November 20, 2007
“To mark the twentieth anniversary of his death in 1987, Andy Warhol’s (1928–87) first ever film, Sleep 1963, is screened throughout the night, accompanied by the legendary musical performance that inspired it. The five and a half-hour film was looped to provide over eighteen hours of continuous viewing, and is a meditative study of the poet John Giorno asleep in his apartment. Warhol was inspired to complete the film with a new repetitive editing structure after attending the writer and composer John Cage’s (1912–92) historic 1963 performance at the Pocket Theatre in New York of the French composer Erik Satie’s (1866–1925) epic repetitive work for piano, Vexations, 1893. This transfixing event at Tate Modern brought together two artistic landmarks from a momentous year, and was a contemplation on stillness, repetition, time and death.

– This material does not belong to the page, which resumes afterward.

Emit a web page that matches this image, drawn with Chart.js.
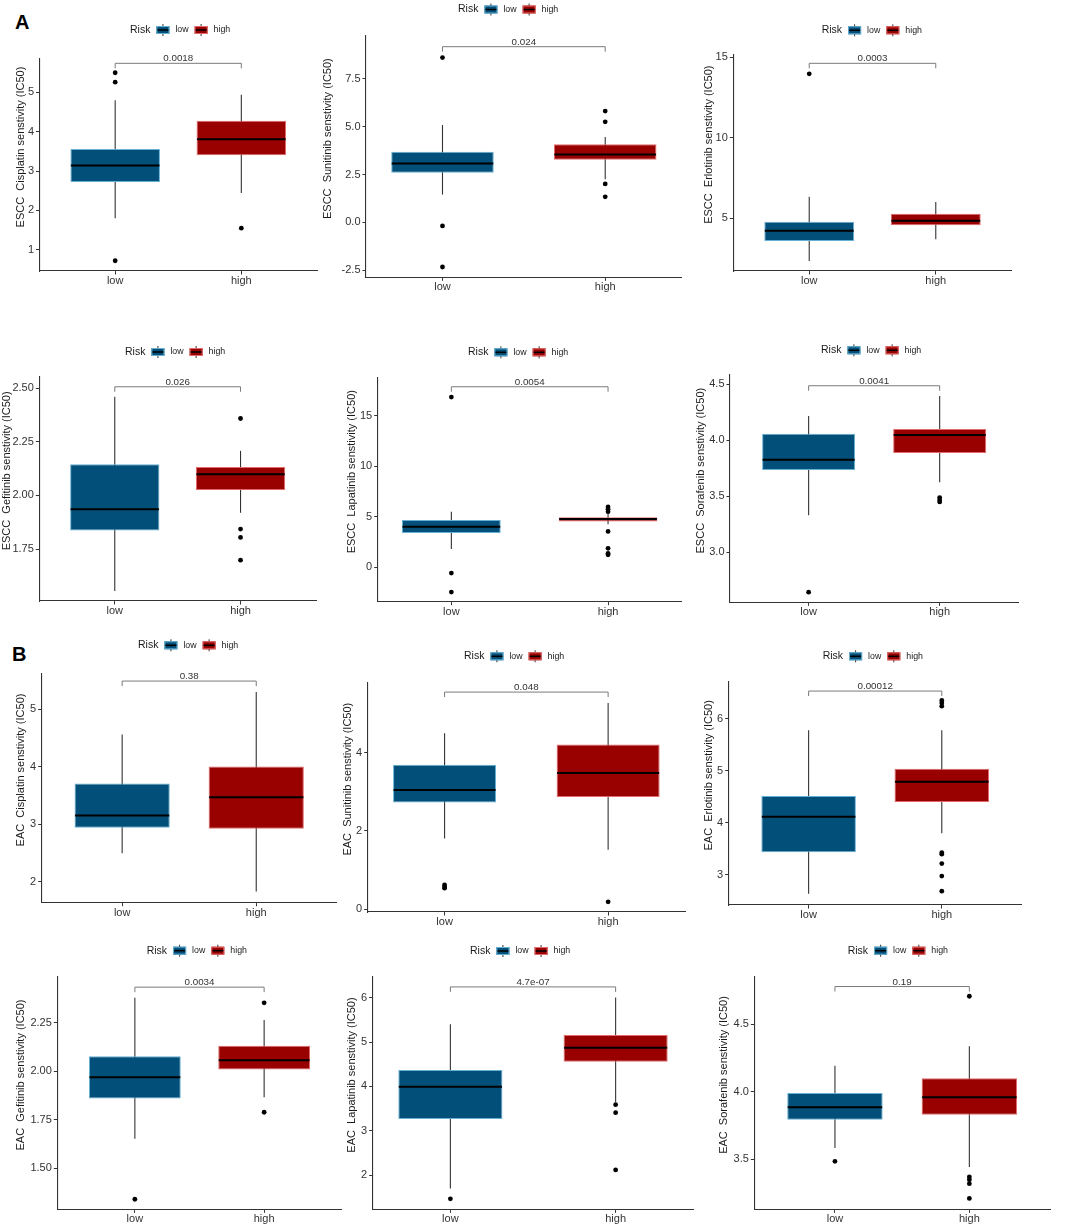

Cage was the first to stage a complete performance of Satie’s highly idiosyncratic work for solo piano, a 52-beat segment accompanied by the instructions that it be played ‘very softly and slowly’ 840 times. The piece was performed by ten relaying pianists each of whom played twenty minutes or fifteen repetitions of the segment at a time. The performance lasted 18 hours and 40 minutes. Andy Warhol claimed he attended the whole performance and that same year, decided on a new structure for Sleep based on the repetition of footage.”